I hope this volume will prove useful to those who have had similar experiences. [Of finding the letter hard to follow, at times impenetrable]. I hope a real letter will come into view now, one over which we will linger. Beyond that, I hope that we catch a glimpse of God's vast love and longing and determination for all of us. I hope that, with Springsteen, we imagine a train capacious enough to hold us all."
(When in Romans. An invitation to Linger with the Gospel according to Paul. Beverley Roberts Gaventa. (Grand Rapids: Baker Academic, 2016) Pages 127-8.
This short book was a precursor to Professor Gaventa's major commentary on Romans, published earlier this year. That commentary had been eagerly awaited by fellow scholars, students and pastors as a highly significant treatment of Romans. Gaventa was seeking to provide a reading of Paul that takes seriously the apocalyptic element in Paul's gospel, a revelation of God and God's purpose in the person and mission of Jesus Christ that called all else into question, and reset the relation of God to creation and to humanity.
It is immediately evident in reading the commentary that Gaventa has wrestled long and hard with this text and its context. Out of such study comes a message of immense contemporary import for the Church which, especially in the West, is facing major crises of confidence in its gospel, its ways of expressing faith, and its capacity to bear witness to the transformational message revealed in and through Jesus Christ.
The final words of When in Romans, noted above, conclude her shorter 'invitation' to read Romans as a real letter, from one struggling Christian (Paul) to Christian communities (in Rome) facing their own struggles and issues. Romans is much more than, and indeed very different from, a hard to follow theological treatise with a hefty moral and ethical appendix. Gaventa argues that Romans is much bigger, its ideas far more expansive, and the gospel it seeks to explore much further reaching than any mere treatise on the theological mechanics of salvation or the norms and rules of ethics.
Why I chose this book ending for Advent is because it demonstrates Professor Gaventa's sense of the scale, and reach and scope of the gospel as the eternal purpose of God revealed by the historic inbreaking of divine love determined to redeem, renew and restore. The gospel is inherently transformative of God's creation: "What we need to hear is that the gospel encompasses the cosmos, the whole of creation -- all the way out and all the way down in each of us."
Not only so, but her aim in exploring and explaining Romans as she does, is so that readers of Romans, that historic hinge-point in Paul's correspondence, will "catch a glimpse of God's vast love and longing and determination for all of us." Gaventa's Romans commentary is a full-on exposition of God's initiative of love in Christ, confronting the powers that have threatened and broken the relations of Creator, creation and human creatures, and overcoming them by reconciling power and self-expending love. Christ is the revelation of a love from which nothing can separate, nothing in all of creation.
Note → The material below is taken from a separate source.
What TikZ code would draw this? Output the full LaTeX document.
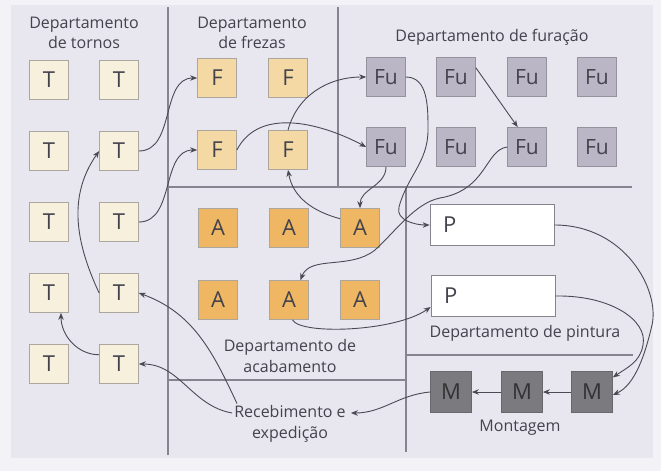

The pivotal verses of Romans 8.38-39 are more than the climax of an argument; they are the stated realities of God's ultimate purpose in Christ, revealed as "the power of God unto salvation."
To borrow from another of Paul's letters, Romans is a spelling out of the full consequences of saying, "In Christ God was reconciling the world to himself", and "If anyone is in Christ there is a new creation, the old has gone and the new has come." (2 Cor 5.17-19) Advent is the anticipation of all this, a reminder that in the very human birth of the Son of God, a new creation was underway, a healing of creation's brokenness, a reconciliation to God of all that frustrates, opposes, resists and seeks to spoil God's purposes of light, and life and that fullness of fellowship between God's creation and the eternal exchange of love that is Father, Son and Spirit, one God, world without end.
It may well be that Charles Wesley's much edited hymn which we now know as "Hark the Herald angels sing", is the best Advent tilted commentary on Paul's very personal and passionate letter to the small Christian communities in Rome, describing to them the apocalyptic inbreaking of God for the rescue of creation:
"Peace on earth, and mercy mild, God and sinners reconciled."
"Late in time, behold him come, offspring of a virgin's womb."
"Veiled in flesh the Godhead see, Hail the incarnate deity."
"Mild he lays his glory by, born that man no more may die."